ANARTA

ANARTA: SENI PERTUNJUKAN KONTEMPORER

 

 

Pemahaman tentang praktik kontemporer di segala bidang seni di Indonesia banyak bertempat di ruang perbincangan yang terpisah dari habitat kebudayaan tradisional. Seni kontemporer sering dipandang harus bisa berdiri sendiri dan berlanjut secara mandiri. Padahal karya-karya seni kontemporer justru merupakan cerminan realitas kehidupan. Seni kontemporer muncul dari berbagai ragam pemikiran, estetika global, dan cakrawala artistik yang terbuka luas. Tidak hanya sebagai ajang kebebasan berekspresi, praktik seni kontemporer juga sering menghadirkan cara pandang yang kritis dan unik dari penciptanya. Keberadaannya sangat dekat dengan persoalan konteks waktu dan tidak terlalu memasuki konteks identitas kolektif. Berbeda dengan kesenian tradisi yang bentuknya bertahan karena konsistensi dan konvensi yang dijaga oleh masyarakat pendukungnya, seni kontemporer bergerak di berbagai ruang sosial untuk menemukan bentuknya sendiri dan dipromotori oleh pelaku-pelaku seni secara individual. Para penciptanya mengangkat cara melihat fenomena kehidupan dan menerjemahkannya pada karya.

 

Sejarah praktik seni kontemporer Indonesia memiliki bermacam jalur pengaruh. Melalui proses peralihan waktu yang cukup lama dan bertahap, praktik seni lebih banyak berkaitan dengan sejarah politik dan sosial di tanah air. Kesenian Nusantara terbukti memberi kontribusi pada pertumbuhan seni pertunjukan modern di Eropa. Jika kita menengok kembali peran kesenian tradisional pada zaman Hindia Belanda, kita bisa melihat bagaimana tari dan musik tradisional, khususnya dari Jawa dan Bali, menjadi sumber inspirasi dan dikembangkan menjadi bentuk yang beragam. Para penari dan koreografer seperti Margaretha Gertrude Zelle (Mata Hari), Ruth St. Denis, Takka Takka dan Ernest Neuschul, Martha Graham, Mary Wigman, Michio Ito, dan Raden Mas Jodjana telah memelopori reinterpretasi atas tari Jawa dan Bali menurut imajinasi individual mereka pada awal abad ke-20 di Eropa, Jepang, dan Amerika Serikat. Mereka menciptakan karya-karya bahkan tanpa mengunjungi Indonesia.  

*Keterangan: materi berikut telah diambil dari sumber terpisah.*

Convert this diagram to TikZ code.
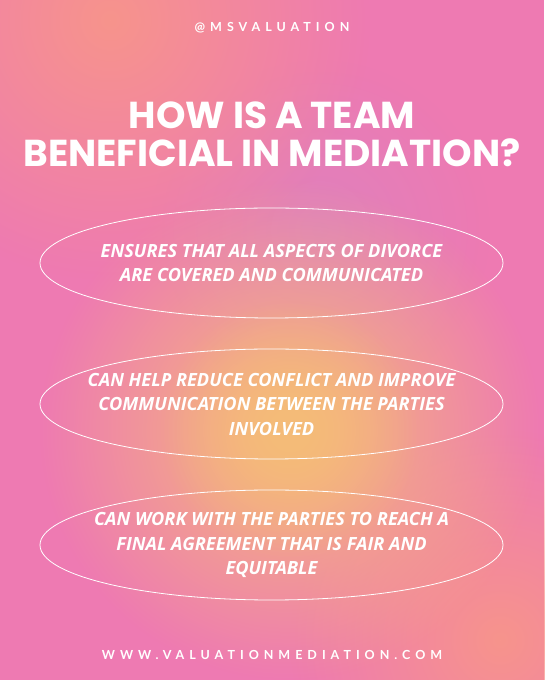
\documentclass[tikz,border=0pt]{standalone}
\usepackage{fontspec}
\setmainfont{Open Sans}
\newfontfamily\headfont{Poppins}[UprightFont=* Bold]
\newfontfamily\spacedfont{Lato}[LetterSpace=40]
\usetikzlibrary{fadings}
\definecolor{bgpink}{HTML}{EE7AB2}
\definecolor{bgsalmon}{HTML}{F7948C}
\definecolor{bgorange}{HTML}{F5BC78}
\definecolor{bgmauve}{HTML}{D984C2}
\tikzfading[name=softspot, inner color=transparent!0, outer color=transparent!100]
\tikzset{
  pointtext/.style={align=center, text=white, inner sep=0pt,
    font=\bfseries\itshape\fontsize{18.2}{24.5}\selectfont},
  oval/.style={draw=white, line width=0.8pt},
  tagline/.style={text=white, font=\spacedfont\bfseries\fontsize{12.5}{14}\selectfont}
}
\begin{document}
\begin{tikzpicture}[x=1pt,y=1pt]
			\useasboundingbox (0,0) rectangle (544,680);
			% background
			\fill[bgpink] (0,0) rectangle (544,680);
			\fill[bgmauve, path fading=softspot, opacity=0.7] (320,450) circle (170);
			\fill[bgsalmon, path fading=softspot] (110,660) circle (260);
			\fill[bgsalmon, path fading=softspot] (500,40) circle (210);
			\fill[bgorange, path fading=softspot] (290,250) circle (250);
			\fill[bgorange, path fading=softspot] (290,250) circle (130);
			% texts
			\node[tagline] (handle) at (272,652) {@MSVALUATION};
			\node[text=white, align=center, font=\headfont\fontsize{37.5}{38}\selectfont] (title) at (272,546)
				{HOW IS A TEAM\\BENEFICIAL IN MEDIATION?};
			\node[pointtext] (covered) at (271.5,417)
				{ENSURES THAT ALL ASPECTS OF DIVORCE\\ARE COVERED AND COMMUNICATED};
			\node[pointtext] (conflict) at (271.5,276)
				{CAN HELP REDUCE CONFLICT AND IMPROVE\\COMMUNICATION BETWEEN THE PARTIES\\INVOLVED};
			\node[pointtext] (agreement) at (271.5,135)
				{CAN WORK WITH THE PARTIES TO REACH A\\FINAL AGREEMENT THAT IS FAIR AND\\EQUITABLE};
			\node[tagline] (website) at (272,25) {WWW.VALUATIONMEDIATION.COM};
			% ovals
			\draw[oval] (covered.center) ellipse (231.5 and 55);
			\draw[oval] (conflict.center) ellipse (231.5 and 55);
			\draw[oval] (agreement.center) ellipse (231.5 and 55);
		\end{tikzpicture}
\end{document}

Dalam sejarah seni teater di Eropa, Antonin Artaud dari Prancis memelopori pemikiran tentang teater tubuh melalui bukunya, Theatre and Its Double, yang terinspirasi oleh pertunjukan sendratari Bali pada Exposition coloniale internationale 1931 di Paris. Dari pengamatannya terhadap ekspresi wajah dan tubuh para penari Bali, Artaud memperkenalkan konsep “théâtre de la cruauté” (teater kekejaman) di mana ia menyerukan persekutuan antara aktor dan penonton dalam suasana kegaiban tubuh, gerak tubuh, suara, tatanan visual yang tidak biasa, dan tata cahaya, yang bergabung menciptakan bahasa suasana yang lebih canggih daripada kata-kata. Suasana ini dirancang sedemikian rupa untuk menumbangkan pikiran dan logika serta mengejutkan penonton demi kesaksian atas kegelapan realitas dunia. Artaud, yang hidup pada masa represif Paris pada 1930–1940-an di bawah pemerintahan kolaborator Nazis, banyak mempengaruhi pemikiran para seniman di Eropa seperti Jerzy Grotowski, Tadeusz Kantor, Rainer Werner Fassbinder, juga para filsuf seperti Jacques Derrida, Gilles Deleuze, Feliz Guattari, dan Michel Foucault.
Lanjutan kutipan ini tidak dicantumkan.